The Bible says we can be distracted from the risen Jesus by “another Jesus.” Accept no substitute for the resurrected Jesus. To compartmentalize the Resurrection into one day a year is to miss out on the reality of His continual presence.

The risen Jesus needs to be proclaimed and demonstrated in the present moment, not just referred to in the past or future. The risen Jesus is the now Jesus–not just the “back then” or “someday” Jesus!

If you go to church, take the risen Jesus with you. Don’t just go hear a talk about Him. The body of Christ needs overseers, not over-bearers–people who let the risen Jesus lead instead of trying to control Him.

Though you may believe you are trapped by a behavior, the risen Jesus has opened your prison door.
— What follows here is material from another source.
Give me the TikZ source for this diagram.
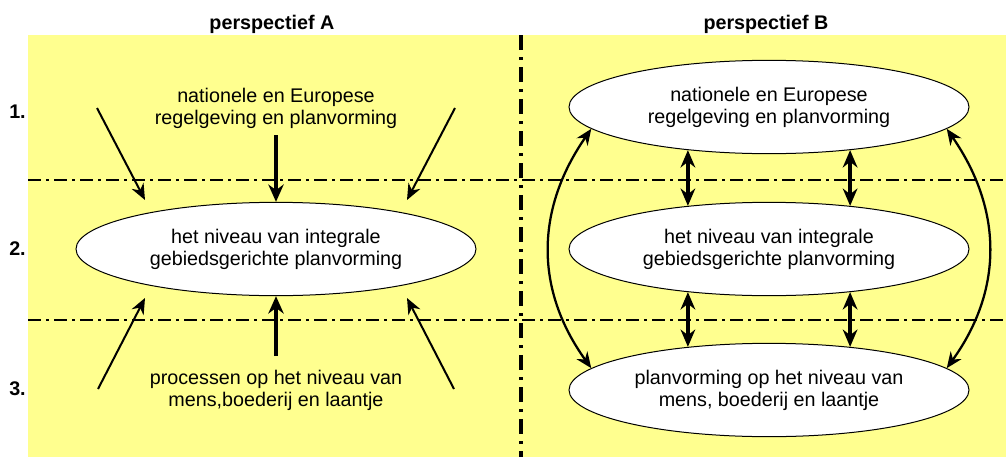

Step out into His freedom!

The living, resurrected Jesus fulfills the Beatitudes:

  • The risen Jesus is the One who comes to those who are “poor in spirit” and aligns them with God.
  • The risen Jesus is the One who sees and cares about those who mourn and comforts them.
  • The risen Jesus is the One who embraces those who are meek, humble, and pliable and leads them into the land of God’s promises.
  • The risen Jesus is the One who feeds the spiritually hungry and fills them with His presence.
  • The risen Jesus is the One who forgives and has mercy on people who forgive and have mercy on others.
  • The risen Jesus is the One who opens the eyes of those who purify their heart and shows them the presence of God.
  • The risen Jesus is the One who calls those who make peace with God and with people “the children of God.”
  • The risen Jesus is the One who gives His kingdom to those who are persecuted for righteousness and empowers them to rejoice.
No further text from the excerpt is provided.